Heights resident Clif Steinbring, president of the Riverview Neighborhood Association, said that the agreement protects the Palisade cliffs during construction.
“The building is located in what is called the Palisades Preservation Overlay District, which protects the Palisade cliffs that runs behind the building,” said Steinbring. “There are always concerns that the cliffs will come down, that it will happen if there isn’t any protection.”
The district, approved by the City Council in April 2001, allows for development within an area along the Palisades from Montgomery Street north to the Union City boundary line. But there are special regulations to ensure that the construction does not disturb the structure of the Palisade Cliffs and that the building is not high enough to block Heights residents’ views.
The developer’s agreement approved on Wednesday will ensure that stabilization procedures are put in place before construction begins. They include fencing at the top of the cliffs, and the installation of monitoring equipment in the homes there.
Also, affected property owners will receive a notice from the developer alerting them to home inspections in case the developer needs to pay for additional insurance coverage.
During construction, there will be drilling, not blasting, and sound will be muffled as the work will be done.
The building height will climb from three stories to five.
Steinbring, who works in the development business, said that the agreement makes the project unique.
“Most projects do not have a developer’s agreement. But the [RNA’s] attitude is that we don’t want to go into a project looking for a lawsuit, but rather [have] an agreement,” said Steinbring.
Pre-construction stabilization is to commence in September or October, and construction for the project will start next year. Sweet happenings at Van Leer
What was the Van Leer chocolate factory building on Hoboken Avenue is now but a mere shell of its former self.
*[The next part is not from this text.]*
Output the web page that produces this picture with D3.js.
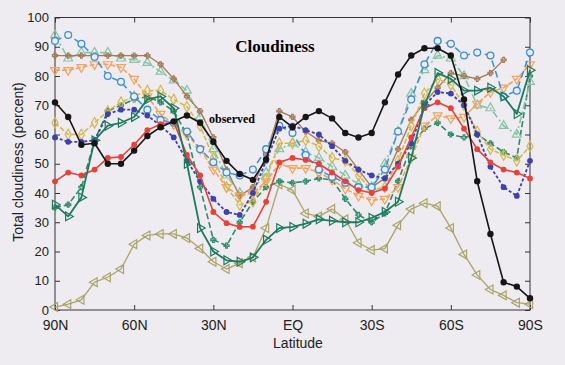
<!DOCTYPE html>
<html><head><meta charset="utf-8">
<script src="https://cdn.jsdelivr.net/npm/d3@7"></script>
<style>
html,body{margin:0;padding:0;background:#eeecf0;}
svg{display:block;}
</style></head>
<body>
<svg id="chart" width="565" height="365"></svg>
<script>
// Latitudes (degrees, + = north) at which values are given
const latitudes = [90,85,80,75,70,65,60,55,50,45,40,35,30,25,20,15,10,5,0,-5,-10,-15,-20,-25,-30,-35,-40,-45,-50,-55,-60,-65,-70,-75,-80,-85,-90];

const xTickValues = [90,60,30,0,-30,-60,-90];
const xTickLabels = ["90N","60N","30N","EQ","30S","60S","90S"];
const yTickValues = [0,10,20,30,40,50,60,70,80,90,100];

// Series values (total cloudiness, percent)
const observed   = [71,66,56.5,57,50,50,54.5,59.5,62.5,64.5,66.5,64,57.5,51,46.5,44.5,51.5,66,62.5,66,68,65.5,60.5,59,60.5,71,80.5,87,89.5,89.5,87,72,44,26,9.5,8,4];
const blueCircles = [92,94,91,86.5,80,78,73,68.5,65,64,61,55,50.5,47,46,48,55,63,60.5,53,48,45.5,43.5,42,42,48,61,72,84,92,91,87,88,87,73,75,88];
const lightGreenTri = [94,86,88,88,88,86,85.5,84.5,81.5,78.5,75,66,55,46,40,41,47,55,57,54,52,49,46,43,42,50,61,74,82,87,86,80,70,69,63,60,78];
const brownPlus = [87,87,87,87,87,87,87,87,84,79,73,68,59,48,39,42,53,68,66,61,58,57,54,48,42,45,55,65,71,76,81,80,79,81,85.5,null,null];
const orangeTri = [82,82,83,84,84,83,79,73,67,63.5,60,55,48,42,39,40,44,50,48.5,48.5,47,44.5,41.5,39,37.5,38,42,52,63,66.5,65.5,66,70.5,74.5,76,79,84];
const yellowDiamond = [64,60,60,64,68,71,73,75,75,72,69.5,63,52,42,36,37,45,57,57,58,56,52,51,46,41,42,51,63,74,79,77,70,61,55,53,51,56];
const darkGreenTri = [36,32,38.5,58,63,64,66,72,73,69,50,28,20,17,16.5,18,24,28,28.4,29.5,31,30.5,30,30,31.5,33.5,37,52,70,81,79,75,75,76,73,67,82];
const darkBlueStar = [59,57.5,57.5,58,67,68.5,68.5,66.5,63,59,51,44,38,33.5,32.5,40,51,62,63,61.5,60,56,51,48,46,45,50,57,70,74.5,74,70,60,49,42,39,51];
const redCircles = [44,47,46,48,52,52.3,56.5,61.5,63.5,64.3,53,46,33.5,29.7,28.4,28.5,37,50.5,52,51.3,50,47,44,41,40,41.5,49,59,69,71,69,62,55,50.5,48,47,45];
const tealPlus = [35,36,42,58,68,70,72,73,71,68,60,42,24,22,30,37,42,44,43.5,44,45,44.5,38,32.5,30,33,44,56,62,64,60,59,60,57,54,52,80];
const oliveTri = [1,2,3.5,9.5,11.2,14,22.5,25.5,26,26,24.6,21,16.5,14,16,18,28,43,41,33,32,34.5,31,23,20.5,21,29,34.5,36.5,35.5,28,19,12,7,5,2.5,2];

const seriesDefs = [
  {name:"olive", values: oliveTri, color:"#aaa46a", dash:null, width:1.3, marker:"triL", fill:"none"},
  {name:"teal", values: tealPlus, color:"#2f8a68", dash:"6,3", width:1.6, marker:"plus", fill:"none"},
  {name:"lightgreen", values: lightGreenTri, color:"#86c4a6", dash:"7,3,2,3", width:1.6, marker:"triU", fill:"none"},
  {name:"brown", values: brownPlus, color:"#a57a5a", dash:null, width:1.3, marker:"plus", fill:"none"},
  {name:"orange", values: orangeTri, color:"#f3a35c", dash:"5,2", width:1.6, marker:"triD", fill:"none"},
  {name:"yellow", values: yellowDiamond, color:"#d4b84e", dash:"5,2", width:1.6, marker:"diamond", fill:"none"},
  {name:"blue", values: blueCircles, color:"#3b8fdb", dash:"7,4", width:1.5, marker:"circleOpen", fill:"none"},
  {name:"darkblue", values: darkBlueStar, color:"#3d40ae", dash:"3,2", width:1.8, marker:"dot", fill:"#3d40ae"},
  {name:"red", values: redCircles, color:"#e8413a", dash:null, width:1.6, marker:"dot", fill:"#e8413a"},
  {name:"darkgreen", values: darkGreenTri, color:"#1e7a5c", dash:null, width:1.8, marker:"triR", fill:"none"},
  {name:"observed", values: observed, color:"#161616", dash:null, width:1.6, marker:"dotBig", fill:"#161616"}
];

(function draw(){
const svg = d3.select("#chart");
const W = 565, H = 365;
const pL = 55, pR = 530, pT = 17.5, pB = 310;

svg.append("rect").attr("width",W).attr("height",H).attr("fill","#eeecf0");

const x = d3.scaleLinear().domain([90,-90]).range([pL,pR]);
const y = d3.scaleLinear().domain([0,100]).range([pB,pT]);

const axisColor = "#333";
const fontSans = "'Liberation Sans', Arial, sans-serif";
const gx = svg.append("g").attr("transform",`translate(0,${pB})`)
  .call(d3.axisBottom(x).tickValues(xTickValues).tickFormat((d,i)=>xTickLabels[i]).tickSizeInner(-5).tickSizeOuter(0).tickPadding(10));
const gy = svg.append("g").attr("transform",`translate(${pL},0)`)
  .call(d3.axisLeft(y).tickValues(yTickValues).tickSizeInner(-5).tickSizeOuter(0).tickPadding(6));
const gt = svg.append("g").attr("transform",`translate(0,${pT})`)
  .call(d3.axisTop(x).tickValues(xTickValues).tickFormat("").tickSizeInner(-5).tickSizeOuter(0));
const gr = svg.append("g").attr("transform",`translate(${pR},0)`)
  .call(d3.axisRight(y).tickValues(yTickValues).tickFormat("").tickSizeInner(-5).tickSizeOuter(0));

[gx,gy,gt,gr].forEach(g=>{
  g.select(".domain").remove();
  g.selectAll("line").attr("stroke",axisColor).attr("stroke-width",1);
  g.selectAll("text").attr("fill","#222").style("font-family",fontSans).style("font-size","13px");
});
gx.selectAll("text").style("font-size","14px");

svg.append("rect").attr("x",pL).attr("y",pT).attr("width",pR-pL).attr("height",pB-pT)
  .attr("fill","none").attr("stroke",axisColor).attr("stroke-width",1);

const line = d3.line().defined(d=>d.v!=null).x(d=>x(d.lat)).y(d=>y(d.v));
const markerPath = {
  triU: d3.symbol().type(d3.symbolTriangle).size(34)(),
  triD: d3.symbol().type(d3.symbolTriangle).size(34)(),
  triL: d3.symbol().type(d3.symbolTriangle).size(34)(),
  triR: d3.symbol().type(d3.symbolTriangle).size(34)(),
  diamond: d3.symbol().type(d3.symbolDiamond).size(32)(),
  plus: d3.symbol().type(d3.symbolCross).size(14)()
};
const rot = {triU:0, triD:180, triL:-90, triR:90, diamond:0, plus:0};

seriesDefs.forEach(s=>{
  const pts = latitudes.map((lat,i)=>({lat, v:s.values[i]}));
  const g = svg.append("g").attr("class","series-"+s.name);
  g.append("path").datum(pts).attr("d",line).attr("fill","none")
    .attr("stroke",s.color).attr("stroke-width",s.width)
    .attr("stroke-dasharray",s.dash).attr("stroke-linejoin","round");
  const valid = pts.filter(d=>d.v!=null);
  if (s.marker==="circleOpen") {
    g.selectAll("circle").data(valid).join("circle")
      .attr("cx",d=>x(d.lat)).attr("cy",d=>y(d.v)).attr("r",3.4)
      .attr("fill","#eeecf0").attr("stroke",s.color).attr("stroke-width",1.3);
  } else if (s.marker==="dot" || s.marker==="dotBig") {
    g.selectAll("circle").data(valid).join("circle")
      .attr("cx",d=>x(d.lat)).attr("cy",d=>y(d.v)).attr("r",s.marker==="dotBig"?3.2:2.9)
      .attr("fill",s.fill);
  } else {
    g.selectAll("path.m").data(valid).join("path").attr("class","m")
      .attr("d",markerPath[s.marker])
      .attr("transform",d=>`translate(${x(d.lat)},${y(d.v)}) rotate(${rot[s.marker]})`)
      .attr("fill","none")
      .attr("stroke",s.color).attr("stroke-width",1.2);
  }
});

svg.append("text").attr("x",275).attr("y",52).attr("text-anchor","middle")
  .style("font-family","'Liberation Serif', 'Times New Roman', serif").style("font-weight","bold").style("font-size","17px")
  .attr("fill","#000").text("Cloudiness");
svg.append("text").attr("x",209).attr("y",123)
  .style("font-family","'Liberation Serif', 'Times New Roman', serif").style("font-weight","bold").style("font-size","12px")
  .attr("fill","#000").text("observed");
svg.append("text").attr("x",298).attr("y",348).attr("text-anchor","middle")
  .style("font-family",fontSans).style("font-size","14px").attr("fill","#222").text("Latitude");
svg.append("text").attr("transform",`translate(23,162) rotate(-90)`).attr("text-anchor","middle")
  .style("font-family",fontSans).style("font-size","14px").attr("fill","#222").text("Total cloudiness (percent)");
})();
</script>
</body></html>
The company, which closed its operations in 2001 after being sold to a Swiss company, decided to tear down the building to ward off vagrants who would have used the building as shelter.
Indeed, a recent visit to the site revealed that a homeless person had left a blanket and a shopping cart there.
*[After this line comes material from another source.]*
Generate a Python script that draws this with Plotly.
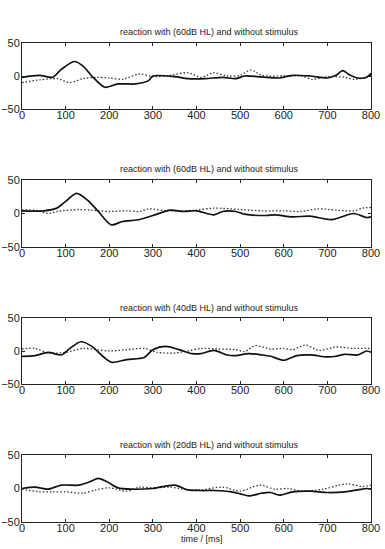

But if Hoboken developers George Vallone and Danny Gans have their way, the site will see new occupants of a different sort. Vallone and Gans of the development firm Hoboken Brownstone will, in the next five to six years, build market-rate housing on two sections of the Van Leer factory property, a total of seven acres.
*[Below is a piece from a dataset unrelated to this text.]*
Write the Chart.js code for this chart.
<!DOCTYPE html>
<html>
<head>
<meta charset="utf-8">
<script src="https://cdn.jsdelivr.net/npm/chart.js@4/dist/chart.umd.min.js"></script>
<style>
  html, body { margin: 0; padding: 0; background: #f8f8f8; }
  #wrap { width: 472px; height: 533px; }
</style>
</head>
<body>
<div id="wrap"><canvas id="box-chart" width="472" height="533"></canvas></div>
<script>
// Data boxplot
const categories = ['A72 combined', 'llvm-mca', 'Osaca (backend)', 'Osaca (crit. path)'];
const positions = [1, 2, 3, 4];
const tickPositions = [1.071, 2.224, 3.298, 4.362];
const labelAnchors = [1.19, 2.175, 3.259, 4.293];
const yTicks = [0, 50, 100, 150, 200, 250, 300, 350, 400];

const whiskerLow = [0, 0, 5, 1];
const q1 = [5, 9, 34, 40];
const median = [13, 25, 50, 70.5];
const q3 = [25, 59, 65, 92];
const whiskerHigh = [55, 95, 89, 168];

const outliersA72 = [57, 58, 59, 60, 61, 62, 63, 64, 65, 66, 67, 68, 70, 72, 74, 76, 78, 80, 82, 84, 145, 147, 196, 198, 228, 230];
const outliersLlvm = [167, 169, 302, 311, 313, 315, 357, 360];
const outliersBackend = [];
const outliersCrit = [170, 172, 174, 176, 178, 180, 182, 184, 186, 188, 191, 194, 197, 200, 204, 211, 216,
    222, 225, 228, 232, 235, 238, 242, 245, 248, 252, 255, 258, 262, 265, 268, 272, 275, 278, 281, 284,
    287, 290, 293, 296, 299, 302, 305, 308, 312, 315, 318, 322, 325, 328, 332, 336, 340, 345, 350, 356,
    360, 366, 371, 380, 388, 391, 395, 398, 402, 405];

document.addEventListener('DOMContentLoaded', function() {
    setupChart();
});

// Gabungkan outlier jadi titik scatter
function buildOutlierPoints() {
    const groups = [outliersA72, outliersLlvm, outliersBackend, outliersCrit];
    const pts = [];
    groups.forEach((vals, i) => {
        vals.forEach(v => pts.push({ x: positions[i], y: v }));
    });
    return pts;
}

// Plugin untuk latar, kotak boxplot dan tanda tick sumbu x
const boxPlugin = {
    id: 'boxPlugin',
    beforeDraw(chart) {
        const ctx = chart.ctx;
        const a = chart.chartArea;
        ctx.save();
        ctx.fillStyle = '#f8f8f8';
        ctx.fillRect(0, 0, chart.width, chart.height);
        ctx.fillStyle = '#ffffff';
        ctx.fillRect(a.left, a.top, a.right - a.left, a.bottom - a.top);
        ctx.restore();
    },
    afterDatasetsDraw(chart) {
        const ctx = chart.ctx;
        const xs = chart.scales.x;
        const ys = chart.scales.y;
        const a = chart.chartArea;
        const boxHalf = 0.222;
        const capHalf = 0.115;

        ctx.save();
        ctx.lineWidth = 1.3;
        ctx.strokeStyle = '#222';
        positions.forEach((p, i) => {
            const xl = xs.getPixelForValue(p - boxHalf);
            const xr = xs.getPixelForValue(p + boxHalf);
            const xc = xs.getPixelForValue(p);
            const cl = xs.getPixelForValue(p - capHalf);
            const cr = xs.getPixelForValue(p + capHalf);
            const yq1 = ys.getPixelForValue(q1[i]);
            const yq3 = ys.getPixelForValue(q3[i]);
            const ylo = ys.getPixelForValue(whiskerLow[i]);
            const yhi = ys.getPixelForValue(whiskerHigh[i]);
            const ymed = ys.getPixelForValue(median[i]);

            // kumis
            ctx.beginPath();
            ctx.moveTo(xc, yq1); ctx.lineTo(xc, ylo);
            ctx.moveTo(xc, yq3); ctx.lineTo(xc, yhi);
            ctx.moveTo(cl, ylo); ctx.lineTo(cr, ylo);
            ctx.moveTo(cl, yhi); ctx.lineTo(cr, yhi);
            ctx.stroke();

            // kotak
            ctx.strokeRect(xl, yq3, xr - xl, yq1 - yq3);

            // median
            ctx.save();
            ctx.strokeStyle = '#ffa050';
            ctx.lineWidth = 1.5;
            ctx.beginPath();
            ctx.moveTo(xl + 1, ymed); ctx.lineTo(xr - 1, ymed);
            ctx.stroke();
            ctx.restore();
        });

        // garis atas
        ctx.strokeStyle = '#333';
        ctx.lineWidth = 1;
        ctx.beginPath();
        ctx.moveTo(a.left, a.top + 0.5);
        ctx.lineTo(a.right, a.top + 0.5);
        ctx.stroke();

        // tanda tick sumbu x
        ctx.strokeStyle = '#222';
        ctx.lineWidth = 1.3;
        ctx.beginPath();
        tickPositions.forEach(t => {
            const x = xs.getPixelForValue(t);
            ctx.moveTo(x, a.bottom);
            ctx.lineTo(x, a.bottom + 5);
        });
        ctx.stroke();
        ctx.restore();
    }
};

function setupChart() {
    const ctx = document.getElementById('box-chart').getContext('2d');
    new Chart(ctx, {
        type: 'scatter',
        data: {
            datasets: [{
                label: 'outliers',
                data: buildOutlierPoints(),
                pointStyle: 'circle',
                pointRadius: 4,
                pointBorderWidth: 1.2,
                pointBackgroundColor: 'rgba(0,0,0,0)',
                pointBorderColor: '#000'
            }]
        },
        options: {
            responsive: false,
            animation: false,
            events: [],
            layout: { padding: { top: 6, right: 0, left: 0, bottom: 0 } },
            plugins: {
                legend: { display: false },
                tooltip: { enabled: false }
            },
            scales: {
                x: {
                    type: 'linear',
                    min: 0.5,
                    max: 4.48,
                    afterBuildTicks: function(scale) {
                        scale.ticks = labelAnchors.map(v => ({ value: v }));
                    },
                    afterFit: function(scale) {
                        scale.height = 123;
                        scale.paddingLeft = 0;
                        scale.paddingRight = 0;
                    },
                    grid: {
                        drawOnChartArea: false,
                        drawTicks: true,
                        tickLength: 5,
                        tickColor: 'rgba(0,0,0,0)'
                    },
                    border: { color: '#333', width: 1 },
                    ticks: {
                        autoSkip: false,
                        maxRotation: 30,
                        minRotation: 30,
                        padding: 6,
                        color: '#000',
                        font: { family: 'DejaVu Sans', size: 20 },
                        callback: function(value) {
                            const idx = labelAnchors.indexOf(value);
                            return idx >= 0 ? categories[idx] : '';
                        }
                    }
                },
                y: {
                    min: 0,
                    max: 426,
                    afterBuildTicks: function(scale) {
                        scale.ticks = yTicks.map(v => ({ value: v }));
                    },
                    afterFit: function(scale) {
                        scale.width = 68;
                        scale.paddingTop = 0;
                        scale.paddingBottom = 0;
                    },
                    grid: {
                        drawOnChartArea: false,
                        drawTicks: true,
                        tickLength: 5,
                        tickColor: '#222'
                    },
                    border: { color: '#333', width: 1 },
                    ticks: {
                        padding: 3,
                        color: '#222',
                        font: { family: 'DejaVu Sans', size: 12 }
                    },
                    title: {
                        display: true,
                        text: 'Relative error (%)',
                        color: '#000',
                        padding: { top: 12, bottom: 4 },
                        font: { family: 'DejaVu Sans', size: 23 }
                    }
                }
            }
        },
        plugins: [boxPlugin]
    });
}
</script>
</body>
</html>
Vallone said he has known the Van Leer family since 1996 but had to wait for two other developers to back out of developing the area before he and Gans entered into a contract with the Van Leers to develop in October 2004.
Vallone is excited about the transformation of the site, provided he gets Planning Board approval.
“There is not a lot of land left in Jersey City to build upon, and when you can find seven acres of land available, then you go for it,” said Vallone. “In real estate, it’s all about location.”
Construction would start in early 2007. A cleanup would take place six to nine months before that since the site contains a high concentration of white cake arsenic dumped there before the Van Leer factory existed, said Vallone.
Nearly 950 units would be spread over seven acres and broken into two sections.
Vallone also said that 8,000 square feet of retail space will be built for a restaurant.
The condominiums would sell for $300,000 to $900,000.